Location of Mesopotamia

Mesopotamia is located in Southwest Asia between the Tigris and Euphrates Rivers. In fact, the word Mesopotamia means “land between the rivers.” Much of the region of Mesopotamia is in modern-day Iraq, but it also includes parts of Syria, Turkey, Iran, Kuwait, and several other countries. Its location helped shape Mesopotamia’s history.

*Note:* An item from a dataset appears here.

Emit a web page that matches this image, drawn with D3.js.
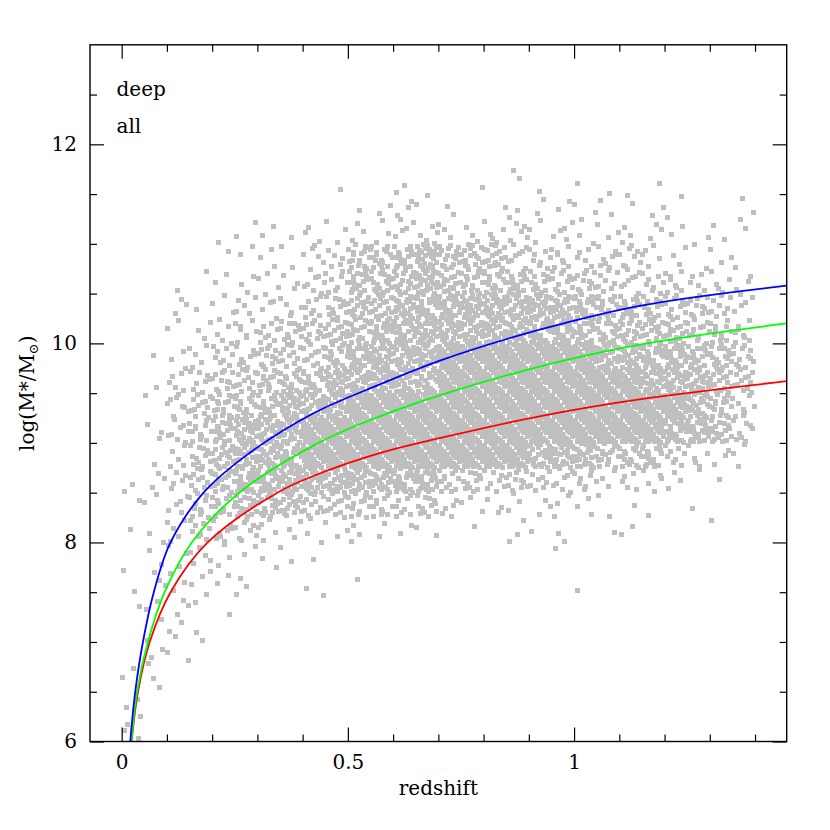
<!DOCTYPE html>
<html>
<head>
<meta charset="utf-8">
<script src="https://cdn.jsdelivr.net/npm/d3@7"></script>
<style>
  body { margin: 0; background: #fff; }
  text { font-family: "DejaVu Serif", serif; fill: #000; }
</style>
</head>
<body>
<script>
var width = 830,
    height = 830;

// plot box in pixels
var boxLeft = 90, boxRight = 786.7, boxTop = 44.8, boxBottom = 741.5;

// galaxy sample, binned: lower edge of each redshift bin (width 0.05)
var zBins = [0, 0.05, 0.1, 0.15, 0.2, 0.25, 0.3, 0.35, 0.4, 0.45, 0.5, 0.55, 0.6, 0.65,
             0.7, 0.75, 0.8, 0.85, 0.9, 0.95, 1.0, 1.05, 1.1, 1.15, 1.2, 1.25, 1.3, 1.35];
// lower edge of each log mass bin (width 0.25), top row first
var mBins = [11.75, 11.5, 11.25, 11, 10.75, 10.5, 10.25, 10, 9.75, 9.5, 9.25, 9,
             8.75, 8.5, 8.25, 8, 7.75, 7.5, 7.25, 7, 6.75, 6.5, 6.25, 6];
// density level per bin (one digit per redshift bin)
var density = [
  "0000000000000000000000000000",
  "0000000001002001021011010000",
  "0000000000123220122222222002",
  "0000122133334433443433332122",
  "0000123244777877755545543231",
  "0011233355777877776665555443",
  "0031344456778888888887766654",
  "0023455667788888888877777665",
  "0134556667888899999998888776",
  "0145667778888899999999988876",
  "0156777888999999999999999875",
  "0356788899999999999999998875",
  "0146788899999999998887775433",
  "2346788888888866565553443110",
  "1246677766665643333332110100",
  "1245554333322201031201200010",
  "0234322210000000000100000000",
  "2333220010100000000010000000",
  "1232110010000000000000000000",
  "0232000000000000000000000000",
  "0320000000000000000000000000",
  "2200000000000000000000000000",
  "3000000000000000000000000000",
  "3000000000000000000000000000"
];
// galaxies per bin for each density level
var levelCount = [0, 1, 2, 3, 5, 8, 12, 17, 25, 36];
// where the galaxies of one bin sit inside it (fractions of the bin)
var stipple = [[0.5,0.33],[0.25,0.67],[0.75,0.11],[0.13,0.44],[0.63,0.78],[0.38,0.22],
  [0.88,0.56],[0.06,0.89],[0.56,0.04],[0.31,0.37],[0.81,0.7],[0.19,0.15],[0.69,0.48],
  [0.44,0.81],[0.94,0.26],[0.03,0.59],[0.53,0.93],[0.28,0.07],[0.78,0.41],[0.16,0.74],
  [0.66,0.19],[0.41,0.52],[0.91,0.85],[0.09,0.3],[0.59,0.63],[0.34,0.96],[0.84,0.01],
  [0.22,0.35],[0.72,0.68],[0.47,0.12],[0.97,0.46],[0.02,0.79],[0.52,0.24],[0.27,0.57],
  [0.77,0.9],[0.14,0.05]];

// mass completeness limits [z, log M]
var limitBlue = [[0.019,6.0],[0.030,6.5],[0.047,7.0],[0.071,7.5],[0.108,8.0],[0.181,8.5],
  [0.277,8.88],[0.425,9.30],[0.572,9.59],[0.705,9.83],[0.926,10.14],[1.148,10.38],[1.47,10.58]];
var limitGreen = [[0.022,6.0],[0.034,6.5],[0.058,7.0],[0.095,7.5],[0.155,8.0],[0.26,8.5],
  [0.435,9.0],[0.572,9.27],[0.705,9.48],[0.926,9.77],[1.148,9.99],[1.47,10.20]];
var limitRed = [[0.022,6.0],[0.036,6.5],[0.062,7.0],[0.108,7.5],[0.19,8.0],[0.344,8.5],
  [0.425,8.67],[0.572,8.90],[0.705,9.05],[0.926,9.27],[1.148,9.44],[1.47,9.62]];

var xMajor = [0, 0.5, 1],
    xMinor = [0.1, 0.2, 0.3, 0.4, 0.6, 0.7, 0.8, 0.9, 1.1, 1.2, 1.3, 1.4],
    yMajor = [6, 8, 10, 12],
    yMinor = [6.5, 7, 7.5, 8.5, 9, 9.5, 10.5, 11, 11.5, 12.5];

var x = d3.scaleLinear().domain([-0.07, 1.47]).range([boxLeft, boxRight]);
var y = d3.scaleLinear().domain([6, 13]).range([boxBottom, boxTop]);

var svg = d3.select("body")
  .append("svg")
  .attr("width", width)
  .attr("height", height);

svg.append("rect").attr("width", width).attr("height", height).attr("fill", "#fff");

svg.append("clipPath").attr("id", "plot")
  .append("rect")
  .attr("x", boxLeft).attr("y", boxTop)
  .attr("width", boxRight - boxLeft).attr("height", boxBottom - boxTop);

// unpack the binned sample into individual galaxies
var galaxies = [];
density.forEach(function(row, j) {
  row.split("").forEach(function(c, k) {
    var n = levelCount[+c],
        start = (k * 5 + j * 11) % stipple.length;
    for (var i = 0; i < n; i++) {
      var s = stipple[(start + i) % stipple.length];
      galaxies.push({z: zBins[k] + s[0] * 0.05, m: mBins[j] + s[1] * 0.25});
    }
  });
});

var plot = svg.append("g").attr("clip-path", "url(#plot)");

plot.append("g")
    .attr("class", "galaxies")
  .selectAll("rect")
  .data(galaxies)
  .enter().append("rect")
    .attr("x", function(d) { return x(d.z) - 2.5; })
    .attr("y", function(d) { return y(d.m) - 2.5; })
    .attr("width", 5)
    .attr("height", 5)
    .attr("fill", "#bfbfbf")
    .attr("shape-rendering", "crispEdges");

var line = d3.line()
  .x(function(d) { return x(d[0]); })
  .y(function(d) { return y(d[1]); })
  .curve(d3.curveCatmullRom.alpha(0.5));

[[limitRed, "#ff0000"], [limitGreen, "#00ff00"], [limitBlue, "#0000ff"]].forEach(function(c) {
  plot.append("path")
    .datum(c[0])
    .attr("d", line)
    .attr("fill", "none")
    .attr("stroke", c[1])
    .attr("stroke-width", 1.8);
});

// ticks on all four sides, pointing inwards
function ticks(axis, values, size, labels) {
  return axis.tickValues(values).tickSize(-size).tickPadding(13)
    .tickFormat(labels ? d3.format("") : "");
}

function addAxis(axis, tx, ty) {
  var g = svg.append("g")
    .attr("transform", "translate(" + tx + "," + ty + ")")
    .call(axis);
  g.select(".domain").remove();
  g.selectAll("line").attr("stroke", "#000").attr("stroke-width", 1.2);
  g.selectAll("text").attr("font-size", 20).attr("font-family", "DejaVu Serif");
  return g;
}

addAxis(ticks(d3.axisBottom(x), xMajor, 14, true), 0, boxBottom);
addAxis(ticks(d3.axisBottom(x), xMinor, 7, false), 0, boxBottom);
addAxis(ticks(d3.axisTop(x), xMajor, 14, false), 0, boxTop);
addAxis(ticks(d3.axisTop(x), xMinor, 7, false), 0, boxTop);
addAxis(ticks(d3.axisLeft(y), yMajor, 14, true), boxLeft, 0);
addAxis(ticks(d3.axisLeft(y), yMinor, 7, false), boxLeft, 0);
addAxis(ticks(d3.axisRight(y), yMajor, 14, false), boxRight, 0);
addAxis(ticks(d3.axisRight(y), yMinor, 7, false), boxRight, 0);

svg.append("rect")
  .attr("x", boxLeft).attr("y", boxTop)
  .attr("width", boxRight - boxLeft).attr("height", boxBottom - boxTop)
  .attr("fill", "none")
  .attr("stroke", "#000")
  .attr("stroke-width", 1.4);

svg.append("text")
  .attr("x", 116.5).attr("y", 95.7)
  .attr("font-size", 20)
  .text("deep");

svg.append("text")
  .attr("x", 116.5).attr("y", 133.3)
  .attr("font-size", 20)
  .text("all");

svg.append("text")
  .attr("x", (boxLeft + boxRight) / 2).attr("y", 795)
  .attr("text-anchor", "middle")
  .attr("font-size", 20)
  .text("redshift");

var ylab = svg.append("text")
  .attr("transform", "translate(33.5," + (boxTop + boxBottom) / 2 + ") rotate(-90)")
  .attr("text-anchor", "middle")
  .attr("font-size", 20);
ylab.append("tspan").text("log(M*/M");
ylab.append("tspan").attr("font-size", 13).attr("dy", 4).text("\u2299");
ylab.append("tspan").attr("dy", -4).text(")");
</script>
</body>
</html>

First, Mesopotamia’s location between the Tigris and Euphrates River is key in it being the birth of one of the world’s first civilizations. The rivers provided many of the resources necessary to make civilization possible. Most notably, the rivers flooded each year and left behind fertile soil on the river banks. This silt provided a place for the inhabitants of Mesopotamia to grow crops including barley and vegetables. The ability to successfully farm in the land between the rivers provided a food surplus. In turn, the surplus supported more people, and they were healthier, lived longer, and had more children. The result was a population that could settle down, build cities, and specialize in jobs beyond the production of food. These are key factors in what makes a civilization a civilization.

Mesopotamia’s location between the rivers also provided many resources useful to the people living there. The rivers provided clay that was used to make tablets that early writers pressed symbols and shapes into to form the earliest written languages. Mesopotamian shelters were often also made from the river mud. The Tigris and Euphrates provided water and food for animals, both wild and domesticated. This allowed Mesopotamians to further diversify their food supply.

Mesopotamia’s location also helped define its role as a trade center. The rivers provided a mode of transportation between the Mediterranean and the Indian Ocean. Its location in Southwest Asia made it a “gateway” from Africa to Asia as well.